The document does not reveal whether such operations had been authorized in the past, nor whether the NSA believes its Five-Eyes partners conduct operations against US citizens.
The other sections of the document, cleared for sharing with the UK and other partners, strike a different tone, emphasising that spying on each other’s citizens is a collaborative affair that is most commonly achieved “when the proposed target is associated with a global problem such as weapons proliferation, terrorism, drug trafficking or organised crime activities.”
It states, for example: “There are circumstances when targeting of second party persons and communications systems, with the full knowledge and co-operation of one or more second parties, is allowed when it is in the best interests of both nations.”
The memo says the circumstances might include “targeting a UK citizen located in London using a British telephone system”; “targeting a UK person located in London using an internet service provider (ISP) in France; or “targeting a Pakistani person located in the UK using a UK ISP.”
A spokeswoman for the NSA declined to answer questions from the Guardian on whether the draft directive had been implemented and, if so, when. The NSA and the White House also refused to comment on the agency’s 2007 agreement with the UK to store and analyze data on British citizens.
The British foreign secretary in 2005 was Jack Straw, and in 2007 it was Margaret Beckett. The Guardian approached both of them to ask if they knew about or sanctioned a change in policy.
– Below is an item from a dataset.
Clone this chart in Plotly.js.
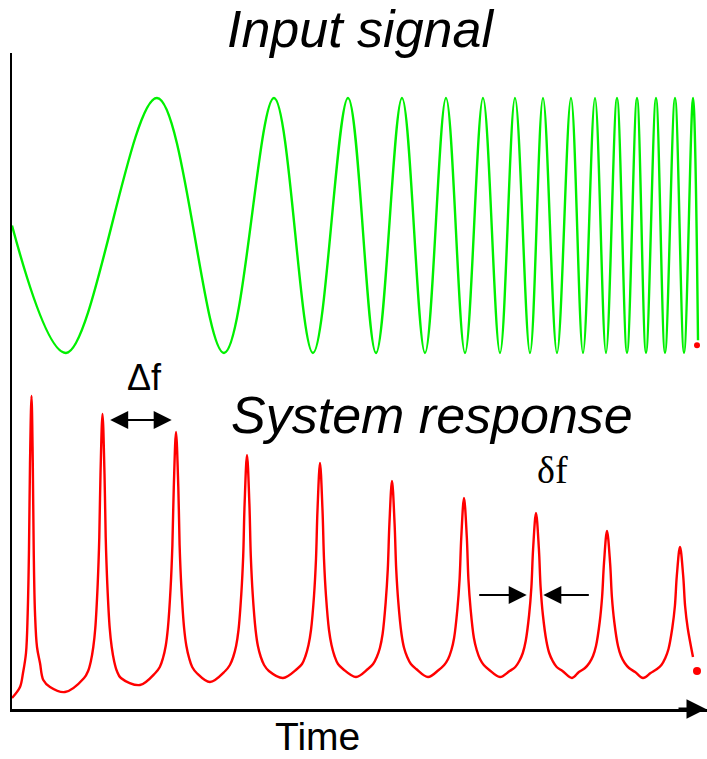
<!DOCTYPE html>
<html>
<head>
<meta charset="utf-8">
<script src="https://cdn.plot.ly/plotly-3.0.1.min.js"></script>
<style>html,body{margin:0;padding:0;background:#fff;}#chart{width:707px;height:759px;}</style>
</head>
<body>
<div id="chart"></div>
<script>
// ---- Input signal (chirp): extrema ----
var inputTime = [0, 5.4, 14.5, 21.2, 26.2, 30.1, 33.6, 36.4, 39.0, 41.3, 43.4, 45.3, 47.1, 48.8, 50.3, 51.8,
  53.1, 54.5, 55.9, 57.1, 58.3, 59.4, 60.5, 61.5, 62.5, 63.4, 64.4, 65.3, 66.3, 67.2, 68.1, 68.6];
var inputValue = [0, -1, 1, -1, 1, -1, 1, -1, 1, -1, 1, -1, 1, -1, 1, -1,
  1, -1, 1, -1, 1, -1, 1, -1, 1, -1, 1, -1, 1, -1, 1, -0.9];

// ---- System response: points ----
var responseTime = [
  0, 0.8, 1.1, 1.4, 1.57, 1.7, 1.8, 1.95, 2.08, 2.17, 2.3, 2.5, 2.8, 3.13, 3.8, 5.3,
  7.21, 7.61, 7.89, 8.13, 8.33, 8.57, 8.73, 8.85, 9.05, 9.25, 9.37, 9.53, 9.77, 9.97, 10.21, 10.49, 10.89, 12.8,
  14.33, 14.78, 15.1, 15.37, 15.59, 15.86, 16.04, 16.18, 16.4, 16.63, 16.76, 16.94, 17.21, 17.44, 17.71, 18.02, 18.47, 19.8,
  21.32, 21.79, 22.12, 22.41, 22.65, 22.93, 23.12, 23.26, 23.5, 23.74, 23.88, 24.07, 24.36, 24.59, 24.88, 25.21, 25.69, 27.1,
  28.5, 29.0, 29.35, 29.65, 29.9, 30.2, 30.4, 30.55, 30.8, 31.05, 31.2, 31.4, 31.7, 31.95, 32.25, 32.6, 33.1, 34.4,
  35.59, 36.11, 36.48, 36.79, 37.06, 37.37, 37.58, 37.74, 38.0, 38.26, 38.42, 38.63, 38.95, 39.21, 39.52, 39.89, 40.42, 41.6,
  42.67, 43.22, 43.61, 43.94, 44.21, 44.54, 44.76, 44.93, 45.2, 45.48, 45.64, 45.86, 46.19, 46.47, 46.8, 47.18, 47.73, 48.8,
  49.76, 50.33, 50.73, 51.08, 51.37, 51.71, 51.94, 52.11, 52.4, 52.69, 52.86, 53.09, 53.44, 53.72, 54.07, 54.47, 55.05, 56.0,
  56.69, 57.3, 57.73, 58.1, 58.4, 58.77, 59.01, 59.2, 59.5, 59.81, 59.99, 60.23, 60.6, 60.9, 61.27, 61.7, 62.31, 63.1,
  63.86, 64.5, 64.94, 65.33, 65.65, 66.03, 66.29, 66.48, 66.8, 67.12, 67.31, 67.57, 68.1];
var responseValue = [
  0.11, 0.22, 0.36, 0.56, 0.96, 1.6, 2.45, 3.13, 2.45, 1.6, 0.96, 0.62, 0.46, 0.29, 0.22, 0.17,
  0.31, 0.38, 0.48, 0.62, 0.81, 1.25, 1.72, 2.35, 2.95, 2.35, 1.72, 1.25, 0.81, 0.62, 0.48, 0.38, 0.31, 0.24,
  0.36, 0.42, 0.51, 0.63, 0.81, 1.21, 1.64, 2.22, 2.77, 2.22, 1.64, 1.21, 0.81, 0.63, 0.51, 0.42, 0.36, 0.27,
  0.38, 0.44, 0.52, 0.63, 0.79, 1.15, 1.53, 2.05, 2.54, 2.05, 1.53, 1.15, 0.79, 0.63, 0.52, 0.44, 0.38, 0.31,
  0.40, 0.45, 0.53, 0.64, 0.79, 1.13, 1.50, 1.99, 2.46, 1.99, 1.50, 1.13, 0.79, 0.64, 0.53, 0.45, 0.40, 0.32,
  0.40, 0.45, 0.52, 0.61, 0.75, 1.07, 1.40, 1.85, 2.28, 1.85, 1.40, 1.07, 0.75, 0.61, 0.52, 0.45, 0.40, 0.32,
  0.39, 0.44, 0.50, 0.59, 0.71, 1.00, 1.30, 1.72, 2.11, 1.72, 1.30, 1.00, 0.71, 0.59, 0.50, 0.44, 0.39, 0.32,
  0.38, 0.42, 0.48, 0.56, 0.68, 0.94, 1.22, 1.60, 1.96, 1.60, 1.22, 0.94, 0.68, 0.56, 0.48, 0.42, 0.38, 0.31,
  0.37, 0.41, 0.46, 0.53, 0.63, 0.87, 1.12, 1.46, 1.78, 1.46, 1.12, 0.87, 0.63, 0.53, 0.46, 0.41, 0.37, 0.31,
  0.36, 0.40, 0.44, 0.51, 0.60, 0.81, 1.03, 1.33, 1.62, 1.33, 1.03, 0.81, 0.52];

// ---- end dots ----
var endTime = [68.5];
var inputEnd = [-0.94];
var responseEnd = [0.38];

// ---- labels ----
var labelInput = 'Input signal';
var labelResponse = 'System response';
var labelTime = 'Time';
var labelDelta = '\u0394f';
var labelSmallDelta = '\u03B4f';

var sans = 'Liberation Sans, Arial, sans-serif';
var serif = 'Liberation Serif, Times New Roman, serif';

var traces = [
  {x: inputTime, y: inputValue, xaxis: 'x', yaxis: 'y2', mode: 'lines',
   line: {color: '#00f000', width: 2.4, shape: 'spline', smoothing: 1}, hoverinfo: 'skip'},
  {x: responseTime, y: responseValue, xaxis: 'x', yaxis: 'y', mode: 'lines',
   line: {color: '#ff0000', width: 2.4, shape: 'spline', smoothing: 1}, hoverinfo: 'skip'},
  {x: endTime, y: inputEnd, xaxis: 'x', yaxis: 'y2', mode: 'markers',
   marker: {color: '#ff0000', size: 6}, cliponaxis: false, hoverinfo: 'skip'},
  {x: endTime, y: responseEnd, xaxis: 'x', yaxis: 'y', mode: 'markers',
   marker: {color: '#ff0000', size: 8}, cliponaxis: false, hoverinfo: 'skip'}
];

var layout = {
  width: 707, height: 759,
  margin: {l: 12, r: 0, t: 53, b: 50, pad: 0},
  paper_bgcolor: '#ffffff', plot_bgcolor: '#ffffff',
  showlegend: false,
  xaxis: {range: [0, 69.5], showgrid: false, zeroline: false, showticklabels: false, ticks: '',
          showline: true, linecolor: '#000', linewidth: 3, anchor: 'y'},
  yaxis: {domain: [0, 0.5], range: [0, 3.28], showgrid: false, zeroline: false, showticklabels: false,
          ticks: '', showline: true, linecolor: '#000', linewidth: 2, anchor: 'x'},
  yaxis2: {domain: [0.5, 1], range: [-1.22, 1.353], showgrid: false, zeroline: false, showticklabels: false,
           ticks: '', showline: true, linecolor: '#000', linewidth: 2, anchor: 'x'},
  annotations: [
    {text: labelInput, xref: 'paper', yref: 'paper', x: 0.502, y: 1.036, xanchor: 'center', yanchor: 'middle',
     showarrow: false, font: {family: sans, size: 52, style: 'italic', color: '#000'}},
    {text: labelResponse, xref: 'paper', yref: 'paper', x: 0.604, y: 0.448, xanchor: 'center', yanchor: 'middle',
     showarrow: false, font: {family: sans, size: 52, style: 'italic', color: '#000'}},
    {text: labelTime, xref: 'paper', yref: 'paper', x: 0.4396, y: -0.0415, xanchor: 'center', yanchor: 'middle',
     showarrow: false, font: {family: sans, size: 39, color: '#000'}},
    {text: labelDelta, xref: 'paper', yref: 'paper', x: 0.19, y: 0.506, xanchor: 'center', yanchor: 'middle',
     showarrow: false, font: {family: sans, size: 36, color: '#000'}},
    {text: labelSmallDelta, xref: 'paper', yref: 'paper', x: 0.777, y: 0.364, xanchor: 'center', yanchor: 'middle',
     showarrow: false, font: {family: serif, size: 38, color: '#000'}},
    // Δf double arrow
    {text: '', xref: 'paper', yref: 'paper', x: 0.2298, y: 0.4405, ax: -63, ay: 0, axref: 'pixel', ayref: 'pixel',
     showarrow: true, arrowside: 'end+start', arrowhead: 2, startarrowhead: 2, arrowsize: 1.8, startarrowsize: 1.8,
     arrowwidth: 2, arrowcolor: '#000', standoff: 0, startstandoff: 0},
    // δf arrows
    {text: '', xref: 'paper', yref: 'paper', x: 0.7406, y: 0.1738, ax: -49, ay: 0, axref: 'pixel', ayref: 'pixel',
     showarrow: true, arrowhead: 2, arrowsize: 1.8, arrowwidth: 2, arrowcolor: '#000', standoff: 0},
    {text: '', xref: 'paper', yref: 'paper', x: 0.7645, y: 0.1738, ax: 47, ay: 0, axref: 'pixel', ayref: 'pixel',
     showarrow: true, arrowhead: 2, arrowsize: 1.8, arrowwidth: 2, arrowcolor: '#000', standoff: 0},
    // time axis arrow head
    {text: '', xref: 'paper', yref: 'paper', x: 1, y: 0, ax: -30, ay: 0, axref: 'pixel', ayref: 'pixel',
     showarrow: true, arrowhead: 2, arrowsize: 1.3, arrowwidth: 3, arrowcolor: '#000', standoff: 0}
  ]
};

Plotly.newPlot('chart', traces, layout, {staticPlot: true, displayModeBar: false});
</script>
</body>
</html>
Both declined to comment.
The Five-Eyes nations have, so far, steered clear of the diplomatic upheavals, which have emerged as a result of revelations of the NSA spying on its allies.
France, Germany and Spain have all recently summoned their respective US ambassadors to discuss surveillance within their borders, while earlier this month the UK ambassador to Germany was invited to discuss alleged eavesdropping from the UK embassy in Berlin.